> Brain damage seems a bit of an alarmist label. While you're certainly right
> that for a given block we do need to access all disks in the given stripe,
> it seems like a rather quaint argument: aren't most environments that
> matter trying to avoid waiting for the disk at all? Intelligent prefetch
> and large caches -- I'd argue -- are far more important for performance
> these days.

The concurrent small-i/o problem is fundamental though. If you have an 
application where you care only about random concurrent reads for example, 
you would not want to use raidz/raidz2 currently. No amount of smartness in 
the application gets around this. It *is* a relevant shortcoming of 
raidz/raidz2 compared to raid5/raid6, even if in many cases it is not 
significant.

If disk space is not an issue, striping across mirrors will be okay for random 
seeks.
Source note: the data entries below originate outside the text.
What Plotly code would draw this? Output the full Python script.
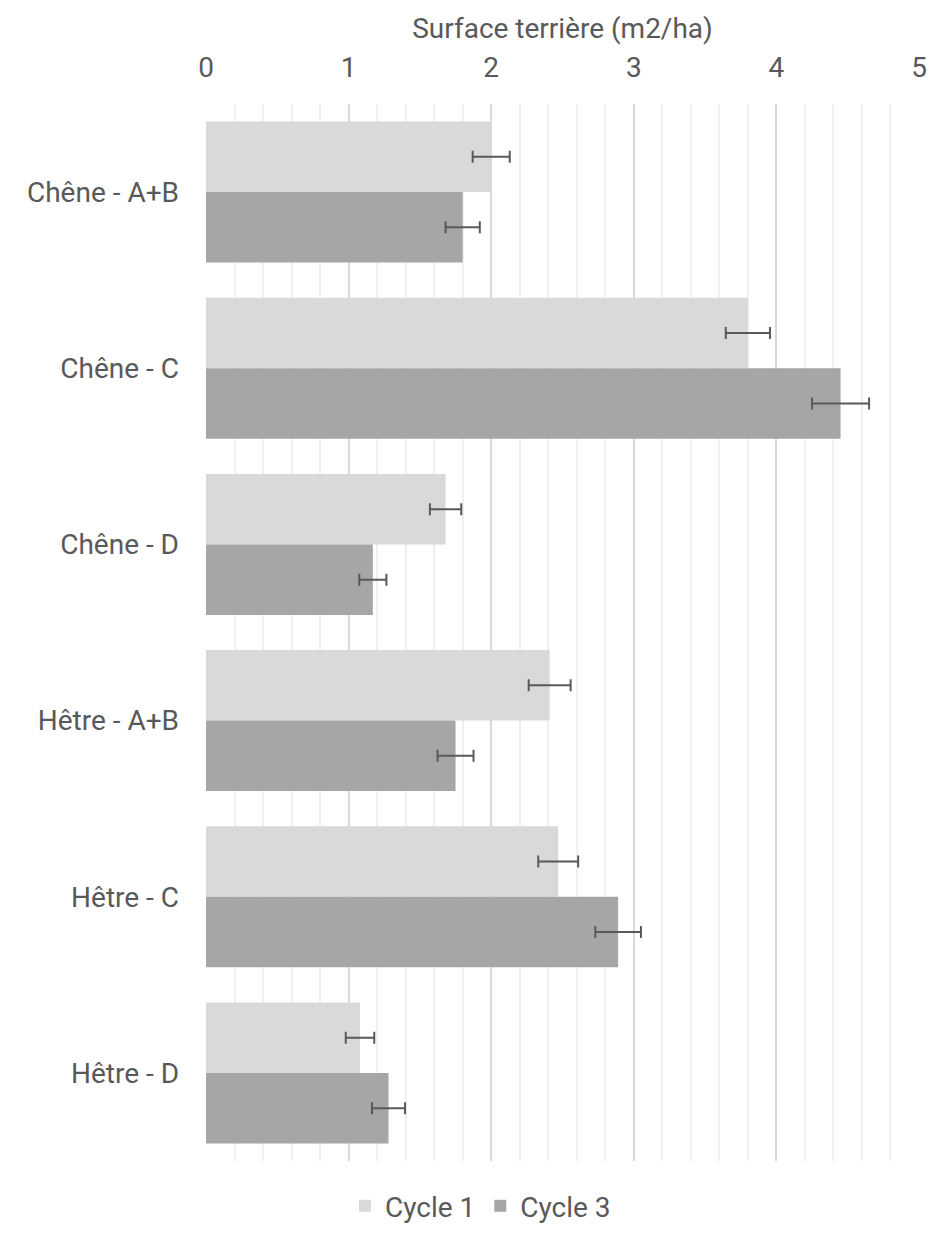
import plotly.graph_objects as go

categories = ["Chêne - A+B", "Chêne - C", "Chêne - D", "Hêtre - A+B", "Hêtre - C", "Hêtre - D"]
cycle1 = [2.00, 3.80, 1.68, 2.41, 2.47, 1.08]
cycle1_err = [0.13, 0.155, 0.11, 0.147, 0.14, 0.10]
cycle3 = [1.80, 4.45, 1.17, 1.75, 2.89, 1.28]
cycle3_err = [0.12, 0.20, 0.095, 0.126, 0.16, 0.116]

text_color = "#595959"
font_family = "Roboto, 'Noto Sans', sans-serif"
fsize = 28

fig = go.Figure()
fig.add_trace(go.Bar(
    name="Cycle 1", y=categories, x=cycle1, orientation="h",
    marker=dict(color="#d9d9d9", line=dict(width=0)),
    error_x=dict(type="data", array=cycle1_err, color="#595959", thickness=2, width=6),
))
fig.add_trace(go.Bar(
    name="Cycle 3", y=categories, x=cycle3, orientation="h",
    marker=dict(color="#a6a6a6", line=dict(width=0)),
    error_x=dict(type="data", array=cycle3_err, color="#595959", thickness=2, width=6),
))

fig.update_layout(
    width=932, height=1236,
    margin=dict(l=206, r=13, t=104, b=75, autoexpand=False),
    paper_bgcolor="white", plot_bgcolor="white",
    barmode="group", bargap=0.2, bargroupgap=0,
    font=dict(family=font_family, color=text_color, size=fsize),
    showlegend=True,
    legend=dict(orientation="h", x=0.385, xanchor="center", y=-0.019, yanchor="top",
                font=dict(size=fsize, color=text_color), itemwidth=30, traceorder="normal"),
    xaxis=dict(
        side="top", range=[0, 5], dtick=1, tick0=0, automargin=False,
        showgrid=True, gridcolor="#d9d9d9", gridwidth=2,
        zeroline=False, showline=False, ticks="", ticklabelstandoff=20,
        tickfont=dict(size=fsize, color=text_color),
        title=dict(text="Surface terrière (m2/ha)", font=dict(size=fsize, color=text_color), standoff=4),
        minor=dict(dtick=0.2, tick0=0, showgrid=True, gridcolor="#efefef", gridwidth=2),
    ),
    yaxis=dict(
        autorange="reversed", showgrid=False, zeroline=False, showline=False, ticks="",
        automargin=False,
        tickfont=dict(size=fsize, color=text_color), ticklabelstandoff=26,
    ),
)

fig.write_html("out.html")
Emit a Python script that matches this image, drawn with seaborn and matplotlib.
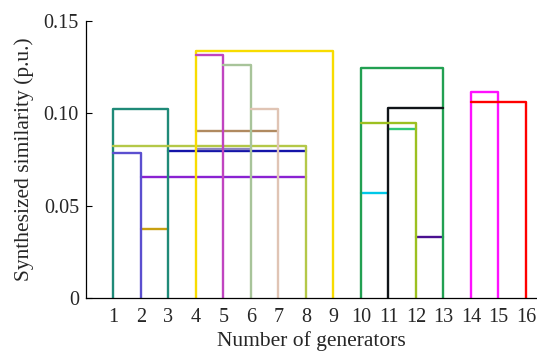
import matplotlib
matplotlib.use("Agg")
import matplotlib.pyplot as plt
import seaborn as sns
import pandas as pd

# generators on the x axis
generators = list(range(1, 17))
gen_labels = [str(g) for g in generators]

# cluster links: left generator, right generator, similarity level
link_left = [2, 2, 3, 4, 4, 11, 10, 12,
             1, 1, 1, 4, 4, 5, 6, 10, 11, 10, 14, 14]
link_right = [8, 3, 8, 6, 7, 12, 11, 13,
              3, 8, 2, 9, 5, 6, 7, 13, 13, 12, 15, 16]
link_height = [0.0655, 0.0374, 0.0794, 0.0805, 0.0906, 0.0913, 0.0567, 0.0332,
               0.1022, 0.0825, 0.0787, 0.1339, 0.1316, 0.1260, 0.1025, 0.1247,
               0.1027, 0.0946, 0.1116, 0.1060]
# whether the link's left / right leg drops to zero
drop_left = [0, 0, 0, 0, 0, 0, 0, 0,
             1, 0, 0, 1, 0, 0, 0, 1, 1, 0, 1, 0]
drop_right = [0, 0, 0, 0, 0, 0, 0, 0,
              1, 1, 1, 1, 1, 1, 1, 1, 0, 1, 1, 1]
link_colors = ["#8a22d2", "#c8a010", "#1414a8", "#8c84c0", "#b08a60", "#30c878",
               "#00c8e8", "#4a1090",
               "#1f8a78", "#b4c848", "#5b4fcf", "#f8dc00", "#c044c0", "#a8c49a",
               "#e0c4b4", "#22a052", "#101418", "#9cc020", "#ff10ff", "#ff0000"]

rows = []
for i, (l, r, h, dl, dr) in enumerate(zip(link_left, link_right, link_height,
                                          drop_left, drop_right)):
    pts = []
    if dl:
        pts.append((l, 0.0))
    pts.append((l, h))
    pts.append((r, h))
    if dr:
        pts.append((r, 0.0))
    for k, (x, y) in enumerate(pts):
        rows.append({"link": f"L{i:02d}", "order": k, "x": x, "y": y})
df = pd.DataFrame(rows)

sns.set_theme(style="white")
plt.rcParams["font.family"] = ["Liberation Serif", "DejaVu Serif"]

fig = plt.figure(figsize=(5.37, 3.53), dpi=100)
ax = fig.add_axes([0.160, 0.156, 0.840, 0.785])

palette = {f"L{i:02d}": c for i, c in enumerate(link_colors)}
sns.lineplot(data=df, x="x", y="y", hue="link", units="link", estimator=None,
             sort=False, palette=palette, linewidth=1.7, legend=False, ax=ax)

ax.set_xlim(0, 16.4)
ax.set_ylim(0, 0.15)
ax.set_xticks(generators)
ax.set_xticklabels(gen_labels)
ax.set_yticks([0, 0.05, 0.10, 0.15])
ax.set_yticklabels(["0", "0.05", "0.10", "0.15"])
ax.tick_params(axis="x", length=0, labelsize=14.5, pad=7)
ax.tick_params(axis="y", direction="in", length=4, width=0.8, labelsize=14.5,
               color="black", left=True, pad=5)
for s in ["top", "right"]:
    ax.spines[s].set_visible(False)
for s in ["left", "bottom"]:
    ax.spines[s].set_color("black")
    ax.spines[s].set_linewidth(0.9)
ax.set_xlabel("Number of generators", fontsize=15.5, labelpad=3.5)
ax.set_ylabel("Synthesized similarity (p.u.)", fontsize=15.5, labelpad=7)

fig.savefig("out.png", dpi=100)
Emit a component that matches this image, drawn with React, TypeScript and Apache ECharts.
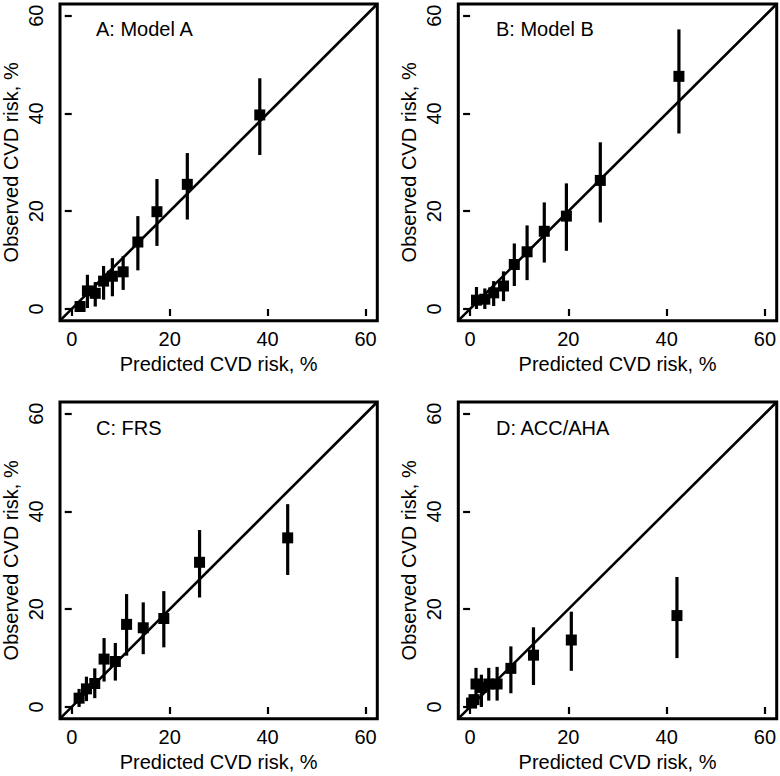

But if you also care about diskspace, it's a show stopper unless you 
can throw money at the problem.

-- 
/ Peter Schuller

PGP userID: 0xE9758B7D or 'Peter Schuller <[EMAIL PROTECTED]>'
Key retrieval: Send an E-Mail to [EMAIL PROTECTED]
E-Mail: [EMAIL PROTECTED] Web: http://www.scode.org

Attachment: signature.asc
Description: This is a digitally signed message part.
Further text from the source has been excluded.